Close by the church is a group of African ladies carrying baskets of fruit on their heads, making their living from tourist photos. They are from San Basilio de Palenque, a town 50km from Cartagena that was built by escaped slaves and eventually became the first officially free African town in Latin America. To this day it preserves its own customs and way of life, and even its own language.
In the evening we are due to go to a salsa club but Margaret is ill so I join Robin and Patti on the roof of the hotel with a gin and tonic to watch the sunset over the Caribbean. Unfortunately it’s cloudy over there on the horizon, so no picturesque sunset tonight. But technology rescues the experience for us – I type ‘sunsets’ into ‘photos’ on my iPhone and up pops all the sunsets that I have ever recorded, and each one has a story. So we pass a pleasant hour of virtual sunsets.
The following day is the day before we leave and we are visiting the Rosario islands.
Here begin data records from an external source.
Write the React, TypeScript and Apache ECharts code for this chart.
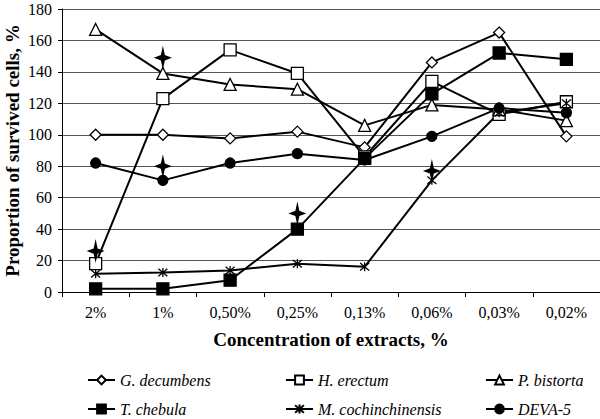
import React, { useEffect, useRef } from "react";
import * as echarts from "echarts";

const categories = ["2%", "1%", "0,50%", "0,25%", "0,13%", "0,06%", "0,03%", "0,02%"];
const gDecumbens = [100, 100, 97.7, 102, 92, 146, 165, 99];
const hErectum = [18, 123, 154, 139, 86, 134, 113, 121];
const pBistorta = [167, 139, 132, 129, 106, 119, 116, 109];
const tChebula = [2, 2, 7.5, 40, 85, 126, 152, 148];
const mCochinchinensis = [11.6, 12.4, 13.7, 18, 16, 71, 114, 120];
const deva5 = [82, 71, 82, 88, 84, 99, 117, 114];
const significance = [[0, 26], [1, 149], [1, 80], [3, 50], [5, 77]];
const yTicks = { min: 0, max: 180, interval: 20 };

const SERIF = "Liberation Serif";
const STAR = "path://M10,0 L12.2,7.8 L20,10 L12.2,12.2 L10,20 L7.8,12.2 L0,10 L7.8,7.8 Z";
const ASTER = "path://M0,0 L10,10 M10,0 L0,10 M5,-1 L5,11";

const seriesDefs = [
  { name: "G. decumbens", data: gDecumbens, symbol: "diamond", size: 11, fill: "#fff" },
  { name: "H. erectum", data: hErectum, symbol: "rect", size: 12, fill: "#fff" },
  { name: "P. bistorta", data: pBistorta, symbol: "triangle", size: 12, fill: "#fff" },
  { name: "T. chebula", data: tChebula, symbol: "rect", size: 12, fill: "#000" },
  { name: "M. cochinchinensis", data: mCochinchinensis, symbol: ASTER, size: 9, fill: "none" },
  { name: "DEVA-5", data: deva5, symbol: "circle", size: 10, fill: "#000" },
];

const legendPos = [
  { left: 87, top: 370 },
  { left: 285, top: 370 },
  { left: 485, top: 370 },
  { left: 87, top: 399 },
  { left: 285, top: 399 },
  { left: 485, top: 399 },
];

export default function App() {
  const ref = useRef<HTMLDivElement>(null);
  useEffect(() => {
    document.body.style.margin = "0";
    document.body.style.overflow = "hidden";
    const chart = echarts.init(ref.current!, null, { renderer: "svg" });
    chart.setOption({
      animation: false,
      backgroundColor: "#fff",
      textStyle: { fontFamily: SERIF },
      grid: { left: 62, right: 0, top: 9, bottom: 127, containLabel: false, outerBoundsMode: "none" },
      legend: seriesDefs.map((s, i) => ({
        data: [s.name],
        left: legendPos[i].left,
        top: legendPos[i].top,
        padding: 0,
        itemWidth: 27,
        itemHeight: 11,
        itemGap: 6,
        textStyle: { fontFamily: SERIF, fontStyle: "italic", fontSize: 16, color: "#000", lineHeight: 20 },
      })),
      xAxis: {
        type: "category",
        data: categories,
        boundaryGap: true,
        axisLine: { lineStyle: { color: "#000", width: 1 } },
        axisTick: { show: true, length: 5, alignWithLabel: false, lineStyle: { color: "#000" } },
        axisLabel: { fontFamily: SERIF, fontSize: 16, color: "#000", margin: 12, interval: 0 },
        name: "Concentration of extracts, %",
        nameLocation: "middle",
        nameGap: 38,
        nameMoveOverlap: false,
        nameTextStyle: { fontFamily: SERIF, fontWeight: "bold", fontSize: 19, color: "#000" },
      },
      yAxis: {
        type: "value",
        min: yTicks.min,
        max: yTicks.max,
        interval: yTicks.interval,
        axisLine: { show: true, lineStyle: { color: "#000", width: 1 } },
        axisTick: { show: true, length: 4, lineStyle: { color: "#000" } },
        splitLine: { show: true, lineStyle: { color: "#555", width: 1 } },
        axisLabel: { fontFamily: SERIF, fontSize: 16, color: "#000", margin: 10 },
        name: "Proportion of survived cells, %",
        nameLocation: "middle",
        nameRotate: 90,
        nameGap: 40,
        nameMoveOverlap: false,
        nameTextStyle: { fontFamily: SERIF, fontWeight: "bold", fontSize: 19, color: "#000" },
      },
      series: [
        ...seriesDefs.map((s) => ({
          name: s.name,
          type: "line",
          data: s.data,
          symbol: s.symbol,
          symbolSize: s.size,
          showAllSymbol: true,
          lineStyle: { color: "#000", width: 2 },
          itemStyle: { color: s.fill, borderColor: "#000", borderWidth: 1.3 },
          z: 2,
        })),
        {
          name: "significance",
          type: "scatter",
          data: significance,
          symbol: STAR,
          symbolSize: [18, 24],
          itemStyle: { color: "#000", opacity: 1 },
          z: 5,
        },
      ],
    });
    return () => chart.dispose();
  }, []);
  return <div ref={ref} style={{ width: 600, height: 419 }} />;
}
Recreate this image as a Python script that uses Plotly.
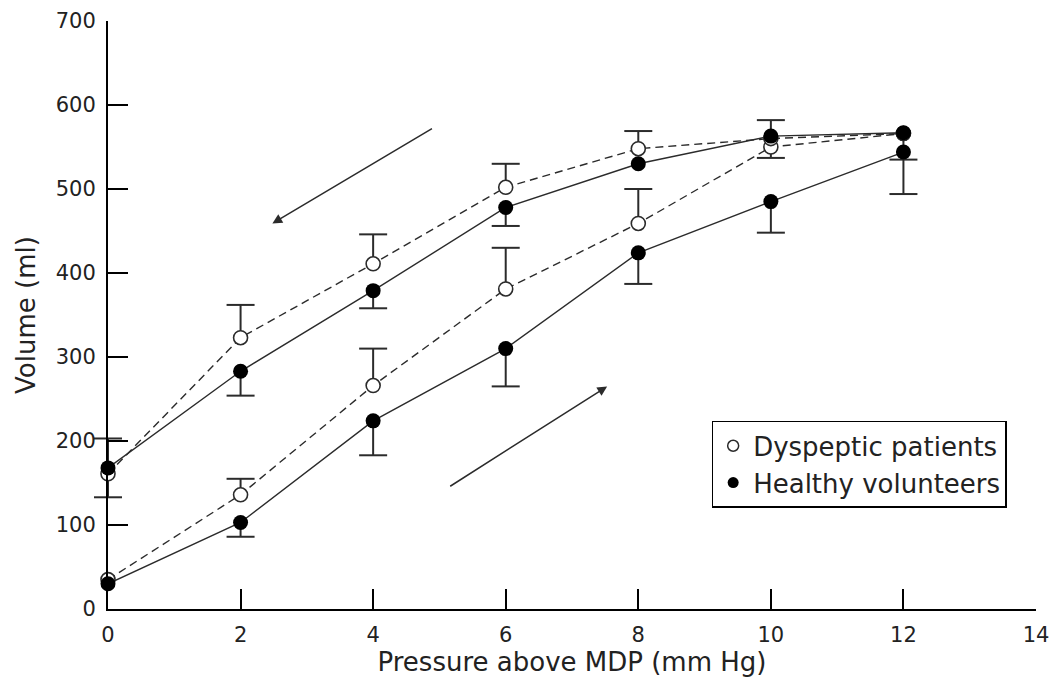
import plotly.graph_objects as go

# ---- data ----
pressure = [0, 2, 4, 6, 8, 10, 12]

dysp_inflation = [35, 136, 266, 381, 459, 550, 566]
dysp_inflation_err = [None, 19, 44, 49, 41, 32, None]          # upward SEM

dysp_deflation = [161, 323, 411, 502, 548, 560, 566]
dysp_deflation_err = [42, 39, 35, 28, 21, None, None]           # upward SEM

healthy_inflation = [30, 103, 224, 310, 424, 485, 544]
healthy_inflation_err = [None, 17, 41, 45, 37, 37, 50]          # downward SEM

healthy_deflation = [168, 283, 379, 478, 530, 563, 567]
healthy_deflation_err = [35, 29, 21, 22, None, 26, 32]          # downward SEM

# direction arrows: (tail_x, tail_y, head_x, head_y) in data units
arrow_deflation = (4.91, 573, 2.48, 459)
arrow_inflation = (5.14, 145, 7.53, 265)

legend_labels = ["Dyspeptic patients", "Healthy volunteers"]

FONT = "DejaVu Sans"
INK = "#2b2b2b"

fig = go.Figure()


def add_errorbars(xs, ys, errs, sign):
    bx, by, cx, cy = [], [], [], []
    for x, y, e in zip(xs, ys, errs):
        if e is None:
            continue
        end = y + sign * e
        bx += [x, x, None]
        by += [y, end, None]
        cx.append(x)
        cy.append(end)
    fig.add_trace(go.Scatter(x=bx, y=by, mode="lines", line=dict(color=INK, width=2),
                             showlegend=False, hoverinfo="skip", cliponaxis=False))
    fig.add_trace(go.Scatter(x=cx, y=cy, mode="markers", showlegend=False, hoverinfo="skip",
                             cliponaxis=False,
                             marker=dict(symbol="line-ew", size=20,
                                         line=dict(color=INK, width=2))))


add_errorbars(pressure, dysp_inflation, dysp_inflation_err, +1)
add_errorbars(pressure, dysp_deflation, dysp_deflation_err, +1)
add_errorbars(pressure, healthy_inflation, healthy_inflation_err, -1)
add_errorbars(pressure, healthy_deflation, healthy_deflation_err, -1)

open_marker = dict(symbol="circle", size=14, color="white", line=dict(color=INK, width=1.6))
filled_marker = dict(symbol="circle", size=15, color="black", line=dict(color="black", width=0))

for ys in (dysp_inflation, dysp_deflation):
    fig.add_trace(go.Scatter(x=pressure, y=ys, mode="lines+markers", showlegend=False,
                             cliponaxis=False,
                             line=dict(color=INK, width=1.4, dash="8px,5px"),
                             marker=open_marker))
for ys in (healthy_inflation, healthy_deflation):
    fig.add_trace(go.Scatter(x=pressure, y=ys, mode="lines+markers", showlegend=False,
                             cliponaxis=False,
                             line=dict(color=INK, width=1.4),
                             marker=filled_marker))

# legend-only entries (symbol only, as in the original)
fig.add_trace(go.Scatter(x=[None], y=[None], mode="markers", name=legend_labels[0],
                         marker=dict(symbol="circle", size=11, color="white",
                                     line=dict(color=INK, width=1.5))))
fig.add_trace(go.Scatter(x=[None], y=[None], mode="markers", name=legend_labels[1],
                         marker=dict(symbol="circle", size=11, color="black")))

for tx, ty, hx, hy in (arrow_deflation, arrow_inflation):
    fig.add_annotation(x=hx, y=hy, ax=tx, ay=ty, xref="x", yref="y", axref="x", ayref="y",
                       showarrow=True, arrowhead=2, arrowsize=1.3, arrowwidth=1.5,
                       arrowcolor=INK, text="")

axis_common = dict(showgrid=False, zeroline=False, showline=True, linecolor="black",
                   linewidth=2, ticks="inside", ticklen=20, tickwidth=2, tickcolor="black",
                   automargin=False, ticklabelstandoff=6,
                   tickfont=dict(family=FONT, size=21, color="#222"),
                   title_font=dict(family=FONT, size=26, color="#222"))

fig.update_xaxes(range=[0, 14], dtick=2, tick0=0, title_text="Pressure above MDP (mm Hg)",
                 title_standoff=0, **axis_common)
fig.update_yaxes(range=[0, 700], dtick=100, tick0=0, title_text="Volume (ml)",
                 title_standoff=13, **axis_common)

# the page body adds an 8px offset, so the figure is 8px smaller than the window
fig.update_layout(
    width=1051, height=676,
    margin=dict(l=100, r=23, t=13, b=75, pad=0),
    plot_bgcolor="white", paper_bgcolor="white",
    font=dict(family=FONT, color="#222"),
    legend=dict(x=0.6505, y=0.32, xanchor="left", yanchor="top",
                bordercolor="black", borderwidth=1.5, bgcolor="white",
                font=dict(family=FONT, size=26, color="#222"),
                tracegroupgap=0, itemsizing="trace"),
)

fig.write_html("out.html")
As we are getting into the boat Robin’s most expensive Swiss-ski sunglasses slip off his face and into the water. With no hesitation a couple of Colombian lads dive into the water to try to find them. A while later we are ready to leave for the islands and they are still searching. We speed off across the Cartagena bay and into the Caribbean sea. Just before we arrive at the island the captain of the boat receives a photo of the lost and now found sunglasses – the lads had not given up searching. And by the time we are ready to leave the island, the sunglasses have even arrived at the boat! It’s a good example of Colombian hospitality, genuine friendliness, determination, and efficiency!
It’s lovely swimming in the bay at the island and there’s even a beautiful white egret strutting the beach while I swim. It seems to quite like humans and I almost get to talk to it on the way out of the water.
Then, after a visit to the changing rooms, it’s my turn for an accident. I could walk down the steps and along to our sun-beds, just above the beach. But no, it’s a second or two quicker to jump over the wall, so that’s what I do. The wall, in common with much building in these parts, is made from coral – a very hard and unfriendly material. A loud crack and a damaged foot tell me I’ve probably broken a toe. There’s no NHS 111 on the Rosario islands but a quick consultation with AI tells me to attach the toe to a neighbouring healthy toe – a ‘buddy’ as AI likes to call it. So that’s what I do.
The next morning it’s Saturday, the end of the holiday, and we are heading home, via Bogota and Madrid.
Back at Bogota airport we are looking forward to meeting the lovely Isabella, the architect of our Colombian holiday. But Isabella is listening to Robin, who is by now well-rehearsed in cataloguing the challenges of the trip and is not holding back. Isabella looks captivated and unable to tear herself away so we don’t get a chance to chat to her. She’s new to this business and all novice entrepreneurs need encouragement so I make a mental note to give her a good report on TripAdvisor when I get home.
And so it’s time to leave and head for home. It’s been a good trip – we’ve learned a lot about Colombian politics in the past, present, and hopefully the future; we’ve learned about cocoa farming and coffee production; stories of Cartagena, it’s gold, slave trade, and fending off the Brits; and as an unexpected bonus we’ve learned about Robin’s passion for bird-watching, his musical talents, and even what he grows in the garden.
I’ve also gradually learned not to throw toilet paper down the loo, and now I’m coming home I’ll need to try to unlearn the habit as soon as I can.